Men do not start today where this man started. This man was innocent knowing neither good nor evil. Today innocence is only true of infancy, and ah me, how soon it is gone! How soon? I do not know; but ah me, how soon! Neither is the man in Christ standing where this man stood in the garden. The man in Christ is not innocent. The man in Christ knows good and evil; but blessed be God, he is made able to choose the good and to refuse the evil.
We have been turning back to elemental things. I have been trying to bring this life of mine, so full of mystery, to the measurement of this picture; and in spite of all the changed conditions, in spite of all the forces of evil, the presence of which we shall attempt to understand in the progress of our studies, in spite of all, I find that my own life beats true to this revelation. The very mystery of my being makes me believe I am after all of God. Dust is not the final word concerning me. Yes, I believe I am in God's garden even yet. I wander a little away from the place where man has bunglingly attempted to realize the city, and has always realized sorrow, and I know it is God's garden. Yes, I am among the things of God. Somehow I am coming to be quite sure that I am intended for cooperation with Him, for my life rises to highest heights, and feels the largest ecstasy, and becomes conscious of the greatest things, in those moments when I know I am doing something with God. I am not speaking only of Christian service--that ultimately, that is the crowning glory--but of the smallest things. When you are really in your garden, doing the thing in the garden that presently will smile back at you in all the colors and beauties that come out of God's earth, those are the days and moments when you live.

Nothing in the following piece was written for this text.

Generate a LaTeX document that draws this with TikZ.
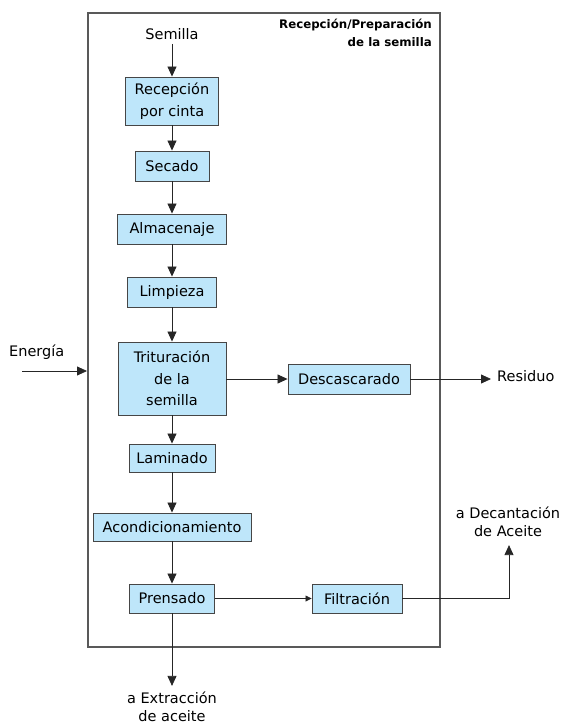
\documentclass[tikz,border=0pt]{standalone}
\usepackage{fontspec}
\setmainfont{DejaVu Sans}
\usetikzlibrary{arrows.meta,positioning,calc}
\definecolor{boxfill}{RGB}{190,230,250}
\definecolor{boxline}{RGB}{70,70,70}
\begin{document}
\begin{tikzpicture}[x=1pt,y=-1pt,
  proc/.style={draw=boxline,line width=0.9pt,fill=boxfill,inner sep=0pt,align=center,
    font=\fontsize{14.5}{21.5}\selectfont},
  lbl/.style={inner sep=0pt,align=center,font=\fontsize{14.5}{18}\selectfont},
  flow/.style={draw=black!85,line width=0.8pt,-{Triangle[length=10pt,width=9pt]}},
  flowsmall/.style={draw=black!85,line width=0.8pt,-{Triangle[length=6pt,width=6pt]}}]
\useasboundingbox (0,0) rectangle (562,724);
% outer frame
\node[draw=black!65,line width=1.2pt,minimum width=352pt,minimum height=634pt,inner sep=0pt] (frame) at (264,330) {};
\node[anchor=north east,inner sep=0pt,align=right,font=\fontsize{11.8}{18}\selectfont\bfseries] (title) at (432,19) {Recepción/Preparación\\de la semilla};
% process boxes
\node[proc,minimum width=93pt,minimum height=48pt] (rec) at (172,101) {Recepción\\por cinta};
\node[proc,minimum width=74pt,minimum height=30pt] (sec) at (172,166) {Secado};
\node[proc,minimum width=109pt,minimum height=30pt] (alm) at (172,229) {Almacenaje};
\node[proc,minimum width=89pt,minimum height=30pt] (lim) at (172,292) {Limpieza};
\node[proc,minimum width=108pt,minimum height=73pt] (tri) at (172,378.5) {Trituración\\de la\\semilla};
\node[proc,minimum width=122pt,minimum height=30pt] (des) at (349,379) {Descascarado};
\node[proc,minimum width=86pt,minimum height=28pt] (lam) at (172,458) {Laminado};
\node[proc,minimum width=158pt,minimum height=28pt] (aco) at (172,527) {Acondicionamiento};
\node[proc,minimum width=85pt,minimum height=29pt] (pre) at (172,598.5) {Prensado};
\node[proc,minimum width=90pt,minimum height=29pt] (fil) at (357,598.5) {Filtración};
% labels
\node[lbl] (sem) at (172,34) {Semilla};
\node[lbl,anchor=west] (ene) at (9,352) {Energía};
\node[lbl,anchor=west] (res) at (497,376) {Residuo};
\node[lbl] (dec) at (508,522) {a Decantación\\de Aceite};
\node[lbl] (ext) at (172,707) {a Extracción\\de aceite};
\coordinate (e1) at (22,371);
\coordinate (e2) at (87,371);
% connectors
\draw[flow] (sem.south) ++(0,4) -- (rec.north);
\draw[flow] (rec) -- (sec);
\draw[flow] (sec) -- (alm);
\draw[flow] (alm) -- (lim);
\draw[flow] (lim) -- (tri);
\draw[flow] (tri) -- (lam);
\draw[flow] (lam) -- (aco);
\draw[flow] (aco) -- (pre);
\draw[flow] (pre.south) -- ($(ext.north)+(0,-6)$);
\draw[flow] (e1) -- (e2);
\draw[flow] (tri.east |- des.west) -- (des.west);
\draw[flow] (des.east) -- ($(res.west)+(-6,3)$);
\draw[flowsmall] (pre) -- (fil);
\draw[flow] (fil.east) -| ($(dec.south)+(1,8)$);
\end{tikzpicture}
\end{document}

Ultimately, when we are dealing with the spirit of man or woman, helping to lead such into realization of relationship to God, these are the moments, of all moments, the greatest. There is nothing like it. I believe I am intended to cooperate with God. Then as to limitation, how spacious it is. Would you have the story in the terms of the New Testament? "All things are yours; whether Paul, or Apollos, or Cephas, or the world, or life, or death, or things present, or things to come; all are yours; and ye are Christ's; and Christ is God's." That is the spaciousness of life. Yet, how definite it is; not a tree always, but that which is of your position, of your calling. For a man in a garden, it is a tree. You know what it is for you; your ledger, something else! As you turn your way back to tomorrow, to the office, or shop, or store, you know it, there it is; not some mystic heavenly vision, but simple and natural, close at hand, something reminding you of your relationship to God. These elemental things are still with us; we are of the first man, and of the God of the first man; sons of Adam, "the son of God."